Local and international environmental organisations have long warned that the construction of high-end tourist resorts, shrimp farming and industrial expansion are destroying the mangroves at an alarming rate.

Bios Iguana is carrying out a campaign against the installation of a regasification plant in the Pacific Ocean port of Manzanillo, in Colima state. Two percent of the state‘s 3,192 hectares of mangrove swamps are lost annually. Cuyutlán Lagoon, where the plant is to be built, accounts for nearly half – 1,500 hectares – of the state’s mangroves and is home to endangered species of crocodiles and iguanas.

According to official figures, there are around 800,000 hectares of mangroves in Mexico, 10,000 of which disappear every year.

The “Mangroves of Mexico” programme carried out by the National Commission for the Knowledge and Use of Biodiversity (CONABIO) reports that the Yucatan Peninsula in the Caribbean has the greatest total area of mangroves, covering 349,252 hectares.

Mexico’s Caribbean coastal region also has the highest mangrove deforestation rate in the country, approximately 12 percent, mainly due to the construction of tourist resorts and to overall urban growth.

Cancún, a Caribbean resort city, was hit hard by Hurricane Wilma in October 2005, which left 250,000 dead or homeless and caused millions of dollars in material damages. The unusually severe impact was the result of the degradation of coastal areas, according to experts.

“Mangroves are quite resistant to hurricanes and help minimise their impact,” said Ezcurra.

In February 2007, the federal government amended Mexico’s general law on wildlife in order to prohibit any destruction of mangroves. But the real estate and tourism industries have brought pressure to bear to get article 60 of the law modified and thus obtain permits to cut down mangroves as long as they plant new ones on other areas of the coast.

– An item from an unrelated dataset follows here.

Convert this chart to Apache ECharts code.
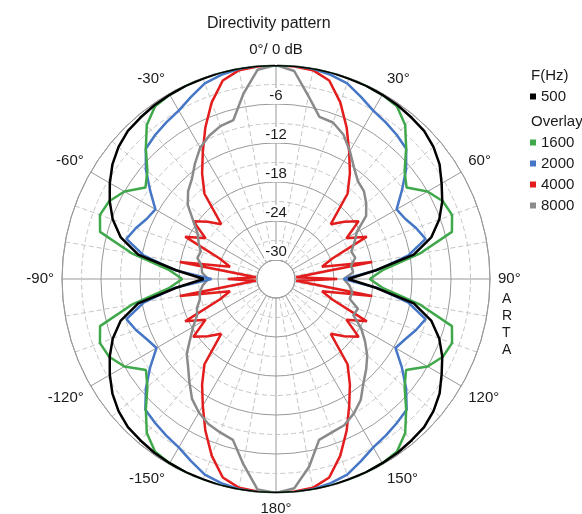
<!DOCTYPE html>
<html>
<head>
<meta charset="utf-8">
<script src="https://cdn.jsdelivr.net/npm/echarts@6/dist/echarts.min.js"></script>
<style>
html,body{margin:0;padding:0;background:#ffffff;}
#chart{width:582px;height:514px;}
</style>
</head>
<body>
<div id="chart"></div>
<script>
// ---- data (angle in degrees clockwise from front, level in dB) ----
const angles = [0,5,10,15,20,25,30,35,40,45,50,55,60,65,70,75,80,85,90,95,100,105,110,115,120,125,130,135,140,145,150,155,160,165,170,175,
  180,185,190,195,200,205,210,215,220,225,230,235,240,245,250,255,260,265,270,275,280,285,290,295,300,305,310,315,320,325,330,335,340,345,350,355];

const db500 = [0,0,0,0,-0.1,-0.1,-0.2,-0.3,-0.5,-0.7,-1.3,-2.2,-3.5,-4.7,-6.2,-8.2,-11.4,-17.5,
  -21.8,
  -17.5,-11.4,-8.2,-6.2,-4.7,-3.5,-2.2,-1.3,-0.7,-0.5,-0.3,-0.2,-0.1,-0.1,0,0,0,
  0,
  0,0,0,-0.1,-0.1,-0.2,-0.3,-0.5,-0.7,-1.3,-2.2,-3.4,-4.7,-6.2,-8.2,-11.4,-17.5,
  -21.8,
  -17.5,-11.4,-8.2,-6.2,-4.7,-3.4,-2.2,-1.3,-0.7,-0.5,-0.3,-0.2,-0.1,-0.1,0,0,0];

const db1600 = [0,0,0,0,0,-0.1,-0.2,-0.5,-2.0,-4.6,-7.1,-8.4,-6.0,-4.6,-4.1,-4.9,-10.5,-16.3,
  -18.5,
  -16.3,-10.5,-4.9,-4.1,-4.6,-6.0,-8.5,-7.1,-4.6,-2.0,-0.5,-0.2,-0.1,0,0,0,0,
  0,
  0,0,0,0,-0.1,-0.2,-0.5,-2.0,-4.6,-7.1,-8.5,-6.0,-4.6,-4.1,-4.9,-10.5,-16.3,
  -18.5,
  -16.3,-10.5,-4.9,-4.1,-4.6,-6.0,-8.4,-7.1,-4.6,-2.0,-0.5,-0.2,-0.1,0,0,0,0];

const db2000 = [0,0,-0.1,-0.4,-0.9,-2.0,-3.0,-3.5,-4.0,-4.6,-6.8,-9.3,-11.5,-11.0,-10.0,-9.1,-12.3,-17.3,
  -22.5,
  -17.3,-12.3,-9.1,-10.0,-11.0,-11.7,-9.3,-6.8,-4.5,-4.0,-3.5,-3.0,-2.0,-0.9,-0.4,-0.1,0,
  0,
  0,-0.1,-0.4,-0.9,-2.0,-3.0,-3.5,-4.0,-4.5,-6.8,-9.3,-11.7,-11.0,-10.0,-9.1,-12.3,-17.3,
  -23.0,
  -17.3,-12.3,-9.1,-10.0,-11.0,-11.5,-9.3,-6.8,-4.6,-4.0,-3.5,-3.0,-2.0,-0.9,-0.4,-0.1,0];

const db4000 = [0,-0.1,-0.3,-1.3,-4.0,-7.2,-10.4,-13.1,-15.8,-21.0,-19.2,-17.4,-20.4,-17.5,-23.7,-25.6,-17.9,-29.8,
  -23.5,
  -29.8,-17.9,-25.6,-23.7,-17.5,-20.4,-17.4,-19.2,-21.0,-15.8,-13.1,-10.4,-7.2,-4.0,-1.3,-0.3,-0.1,
  0,
  -0.1,-0.3,-1.3,-4.0,-7.2,-10.4,-13.1,-15.8,-21.0,-19.2,-17.4,-20.4,-17.5,-23.7,-25.6,-17.9,-29.8,
  -25.5,
  -29.8,-17.9,-25.6,-23.7,-17.5,-20.4,-17.4,-19.2,-21.0,-15.8,-13.1,-10.4,-7.2,-4.0,-1.3,-0.3,-0.1];

const db8000 = [0,-0.8,-4.3,-7.1,-7.3,-8.4,-10.2,-12.0,-13.3,-13.8,-14.8,-16.0,-18.6,-19.6,-20.6,-20.3,-21.2,-21.0,
  -22.5,
  -21.6,-21.0,-21.2,-19.5,-19.8,-17.8,-16.2,-14.6,-13.3,-12.0,-10.2,-9.0,-8.1,-7.8,-7.3,-3.6,-0.6,
  0,
  -0.4,-4.0,-7.3,-7.8,-8.3,-9.2,-10.4,-12.2,-13.8,-15.0,-16.8,-18.2,-19.5,-20.0,-20.8,-21.0,-21.6,
  -22.5,
  -21.5,-21.3,-20.4,-20.6,-19.8,-19.0,-17.4,-15.2,-13.8,-12.8,-11.2,-9.6,-8.6,-7.9,-7.6,-4.0,-0.6];

const names = ['500','1600','2000','4000','8000'];
const colors = {'500':'#000000','1600':'#3fa84b','2000':'#4677c6','4000':'#e31d1d','8000':'#8a8a8a'};
const levels = {'500':db500,'1600':db1600,'2000':db2000,'4000':db4000,'8000':db8000};
const drawOrder = ['4000','8000','2000','1600','500'];
const radiusTicksShown = [-30,-24,-18,-12,-6];

const FONT = 'Liberation Sans, Arial, sans-serif';
const TXT = '#1a1a1a';

function buildData(vals){
  const d = angles.map((a,i)=>[vals[i], a]);
  d.push([vals[0], 360]);
  return d;
}

const chart = echarts.init(document.getElementById('chart'), null, {renderer:'canvas'});

const series = drawOrder.map(n => ({
  name: n,
  type: 'line',
  coordinateSystem: 'polar',
  data: buildData(levels[n]),
  showSymbol: false,
  symbol: 'none',
  smooth: false,
  z: 3,
  lineStyle: {color: colors[n], width: 2.5},
  itemStyle: {color: colors[n]},
  animation: false
}));

const legendCommon = {
  orient: 'vertical',
  left: 530,
  icon: 'rect',
  itemWidth: 6,
  itemHeight: 6,
  itemTextGap: 3,
  itemGap: 6,
  padding: 0,
  selectedMode: false,
  textStyle: {fontSize: 15, color: TXT, fontFamily: FONT}
};

chart.setOption({
  animation: false,
  backgroundColor: '#ffffff',
  title: {
    text: 'Directivity pattern',
    left: 207, top: 16,
    padding: 0,
    textStyle: {fontSize: 16, fontWeight: 'normal', color: TXT, fontFamily: FONT}
  },
  legend: [
    Object.assign({}, legendCommon, {data: ['500'], top: 89}),
    Object.assign({}, legendCommon, {data: ['1600','2000','4000','8000'], top: 135})
  ],
  polar: {center: [276, 279], radius: [19, 214]},
  angleAxis: {
    type: 'value', min: 0, max: 360, interval: 30,
    startAngle: 90, clockwise: true, z: 1,
    axisLine: {show: true, lineStyle: {color: '#999999', width: 1}},
    axisTick: {show: false},
    axisLabel: {
      fontSize: 15, color: TXT, fontFamily: FONT, margin: 8,
      formatter: function(v){
        if (v === 0) return '0°/ 0 dB';
        if (v === 360) return '';
        return (v > 180 ? v - 360 : v) + '°';
      }
    },
    splitLine: {show: true, lineStyle: {color: '#999999', width: 1}},
    minorTick: {show: false, splitNumber: 3},
    minorSplitLine: {show: true, lineStyle: {color: '#c6c6c6', width: 1, type: [5, 3]}}
  },
  radiusAxis: {
    type: 'value', min: -30, max: 0, interval: 6, z: 2,
    axisLine: {show: false},
    axisTick: {show: false},
    axisLabel: {
      fontSize: 15, color: TXT, fontFamily: FONT, margin: 0,
      align: 'center', verticalAlign: 'bottom',
      backgroundColor: '#ffffff', padding: [0, 1, 1, 1],
      formatter: function(v){ return radiusTicksShown.indexOf(v) >= 0 ? String(v) : ''; }
    },
    splitLine: {show: true, lineStyle: {color: '#999999', width: 1}},
    minorTick: {show: false, splitNumber: 2},
    minorSplitLine: {show: true, lineStyle: {color: '#c6c6c6', width: 1, type: [5, 3]}}
  },
  graphic: [
    {type: 'text', left: 531, top: 68, style: {text: 'F(Hz)', fontSize: 15, fill: TXT, fontFamily: FONT}},
    {type: 'text', left: 531, top: 114, style: {text: 'Overlay', fontSize: 15, fill: TXT, fontFamily: FONT}},
    {type: 'text', left: 502, top: 291, style: {text: 'A\nR\nT\nA', fontSize: 14, lineHeight: 17, align: 'center', fill: TXT, fontFamily: FONT}}
  ],
  series: series
});
</script>
</body>
</html>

So far, lobbying by some 100 environmental groups has kept the proposed modification from moving through Congress.

During the government of conservative president Vicente Fox (2000-2006), the state National Fund to Foment Tourism sold coastal areas covered by mangroves for between one and 14 dollars per square metre.

The extreme underestimation of the benefits generated by mangroves for fisheries, in contrast to the projected benefits of coastal developments and aquaculture, reveals a crisis of planning and regulation in the coastal areas of the Gulf of California, says the study by the Scripps Institution of Oceanography researchers.

CONABIO’s Mangroves of Mexico programme has identified mangrove forests in immediate need of environmental rehabilitation.

The programme’s long-term goal is to gauge the rate of change and identify the main factors that have led to the transformation of mangroves over the last 30 years, determine the areas most suitable for conservation and rehabilitation, and design guidelines and indicators for monitoring these fragile ecosystems.

“In the industrial and port zones of Colima, ecosystems that are extremely important for the country are being destroyed in exchange for projects that only benefit a few,” said Salazar, whose organisation belongs to the Red Manglar Internacional (International Mangrove Network).

The study published Monday concludes that the precarious state of coastal wetlands in northwestern Mexico and around the world must not be ignored, particularly at a time when food production has far-reaching implications for human welfare.